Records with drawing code
•••••
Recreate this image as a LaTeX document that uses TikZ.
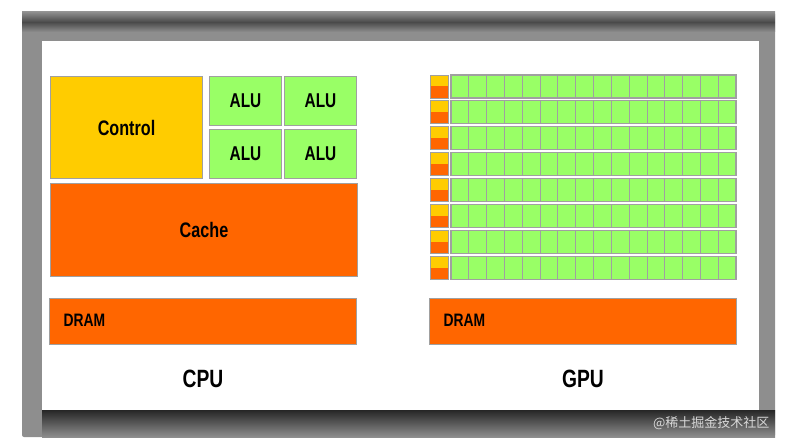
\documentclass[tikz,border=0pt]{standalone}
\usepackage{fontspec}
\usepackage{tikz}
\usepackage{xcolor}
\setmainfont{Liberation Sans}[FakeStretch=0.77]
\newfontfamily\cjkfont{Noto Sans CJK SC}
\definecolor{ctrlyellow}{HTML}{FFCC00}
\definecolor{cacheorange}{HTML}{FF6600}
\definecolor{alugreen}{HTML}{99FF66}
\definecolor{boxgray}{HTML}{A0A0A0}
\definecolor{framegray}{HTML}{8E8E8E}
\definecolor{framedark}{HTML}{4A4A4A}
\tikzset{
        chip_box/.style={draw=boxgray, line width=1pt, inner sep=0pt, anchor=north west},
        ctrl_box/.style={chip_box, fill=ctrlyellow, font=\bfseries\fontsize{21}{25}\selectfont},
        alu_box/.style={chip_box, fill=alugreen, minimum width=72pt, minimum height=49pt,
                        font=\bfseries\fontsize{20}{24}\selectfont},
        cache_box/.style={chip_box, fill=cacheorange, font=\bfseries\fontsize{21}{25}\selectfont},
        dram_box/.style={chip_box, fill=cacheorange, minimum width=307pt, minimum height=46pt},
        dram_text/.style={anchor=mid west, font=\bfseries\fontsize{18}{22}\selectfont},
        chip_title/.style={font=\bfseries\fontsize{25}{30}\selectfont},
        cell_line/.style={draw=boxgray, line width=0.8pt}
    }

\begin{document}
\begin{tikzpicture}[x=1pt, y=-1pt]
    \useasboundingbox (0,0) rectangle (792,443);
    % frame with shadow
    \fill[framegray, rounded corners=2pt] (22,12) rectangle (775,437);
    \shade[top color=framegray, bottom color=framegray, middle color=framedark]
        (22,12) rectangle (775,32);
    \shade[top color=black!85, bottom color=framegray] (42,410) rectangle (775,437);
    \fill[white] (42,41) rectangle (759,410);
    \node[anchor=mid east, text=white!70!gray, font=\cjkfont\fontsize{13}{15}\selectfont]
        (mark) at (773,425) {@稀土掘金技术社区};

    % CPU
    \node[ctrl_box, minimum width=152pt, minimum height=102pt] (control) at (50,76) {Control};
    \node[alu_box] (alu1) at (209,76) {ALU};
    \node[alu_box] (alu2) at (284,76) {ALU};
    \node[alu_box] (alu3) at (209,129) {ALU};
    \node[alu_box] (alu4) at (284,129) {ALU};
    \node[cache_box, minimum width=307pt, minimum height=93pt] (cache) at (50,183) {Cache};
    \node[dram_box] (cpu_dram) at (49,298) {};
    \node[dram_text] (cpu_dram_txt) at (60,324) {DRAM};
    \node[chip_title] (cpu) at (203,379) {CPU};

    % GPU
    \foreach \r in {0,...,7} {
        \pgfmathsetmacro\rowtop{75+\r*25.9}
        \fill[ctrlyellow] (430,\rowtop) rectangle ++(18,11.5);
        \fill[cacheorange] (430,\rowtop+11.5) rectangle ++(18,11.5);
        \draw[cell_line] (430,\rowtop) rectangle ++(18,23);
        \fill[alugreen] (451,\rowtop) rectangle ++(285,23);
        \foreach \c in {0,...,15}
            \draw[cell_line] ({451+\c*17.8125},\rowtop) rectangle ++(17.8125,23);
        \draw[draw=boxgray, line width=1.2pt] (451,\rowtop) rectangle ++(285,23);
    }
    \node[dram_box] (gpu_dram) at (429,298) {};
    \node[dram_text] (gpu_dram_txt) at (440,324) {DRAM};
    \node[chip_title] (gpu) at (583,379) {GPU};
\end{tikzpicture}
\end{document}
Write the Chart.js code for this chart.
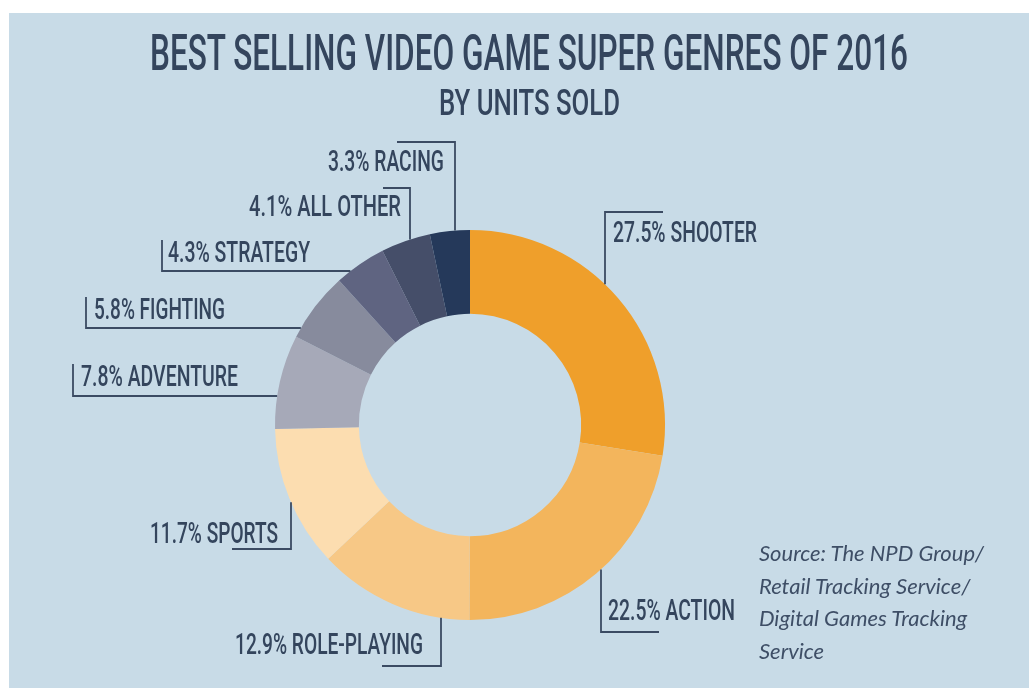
•••••
### Request
Output, exactly, all the records above; include no pictures.

### Exercise result
Recreate this image as a LaTeX document that uses TikZ.
\documentclass[tikz,border=0pt]{standalone}
\usepackage{fontspec}
\usepackage{tikz}
\usepackage{xcolor}
\setmainfont{Liberation Sans}[FakeStretch=0.77]
\newfontfamily\cjkfont{Noto Sans CJK SC}
\definecolor{ctrlyellow}{HTML}{FFCC00}
\definecolor{cacheorange}{HTML}{FF6600}
\definecolor{alugreen}{HTML}{99FF66}
\definecolor{boxgray}{HTML}{A0A0A0}
\definecolor{framegray}{HTML}{8E8E8E}
\definecolor{framedark}{HTML}{4A4A4A}
\tikzset{
        chip_box/.style={draw=boxgray, line width=1pt, inner sep=0pt, anchor=north west},
        ctrl_box/.style={chip_box, fill=ctrlyellow, font=\bfseries\fontsize{21}{25}\selectfont},
        alu_box/.style={chip_box, fill=alugreen, minimum width=72pt, minimum height=49pt,
                        font=\bfseries\fontsize{20}{24}\selectfont},
        cache_box/.style={chip_box, fill=cacheorange, font=\bfseries\fontsize{21}{25}\selectfont},
        dram_box/.style={chip_box, fill=cacheorange, minimum width=307pt, minimum height=46pt},
        dram_text/.style={anchor=mid west, font=\bfseries\fontsize{18}{22}\selectfont},
        chip_title/.style={font=\bfseries\fontsize{25}{30}\selectfont},
        cell_line/.style={draw=boxgray, line width=0.8pt}
    }

\begin{document}
\begin{tikzpicture}[x=1pt, y=-1pt]
    \useasboundingbox (0,0) rectangle (792,443);
    % frame with shadow
    \fill[framegray, rounded corners=2pt] (22,12) rectangle (775,437);
    \shade[top color=framegray, bottom color=framegray, middle color=framedark]
        (22,12) rectangle (775,32);
    \shade[top color=black!85, bottom color=framegray] (42,410) rectangle (775,437);
    \fill[white] (42,41) rectangle (759,410);
    \node[anchor=mid east, text=white!70!gray, font=\cjkfont\fontsize{13}{15}\selectfont]
        (mark) at (773,425) {@稀土掘金技术社区};

    % CPU
    \node[ctrl_box, minimum width=152pt, minimum height=102pt] (control) at (50,76) {Control};
    \node[alu_box] (alu1) at (209,76) {ALU};
    \node[alu_box] (alu2) at (284,76) {ALU};
    \node[alu_box] (alu3) at (209,129) {ALU};
    \node[alu_box] (alu4) at (284,129) {ALU};
    \node[cache_box, minimum width=307pt, minimum height=93pt] (cache) at (50,183) {Cache};
    \node[dram_box] (cpu_dram) at (49,298) {};
    \node[dram_text] (cpu_dram_txt) at (60,324) {DRAM};
    \node[chip_title] (cpu) at (203,379) {CPU};

    % GPU
    \foreach \r in {0,...,7} {
        \pgfmathsetmacro\rowtop{75+\r*25.9}
        \fill[ctrlyellow] (430,\rowtop) rectangle ++(18,11.5);
        \fill[cacheorange] (430,\rowtop+11.5) rectangle ++(18,11.5);
        \draw[cell_line] (430,\rowtop) rectangle ++(18,23);
        \fill[alugreen] (451,\rowtop) rectangle ++(285,23);
        \foreach \c in {0,...,15}
            \draw[cell_line] ({451+\c*17.8125},\rowtop) rectangle ++(17.8125,23);
        \draw[draw=boxgray, line width=1.2pt] (451,\rowtop) rectangle ++(285,23);
    }
    \node[dram_box] (gpu_dram) at (429,298) {};
    \node[dram_text] (gpu_dram_txt) at (440,324) {DRAM};
    \node[chip_title] (gpu) at (583,379) {GPU};
\end{tikzpicture}
\end{document}
Write the Chart.js code for this chart.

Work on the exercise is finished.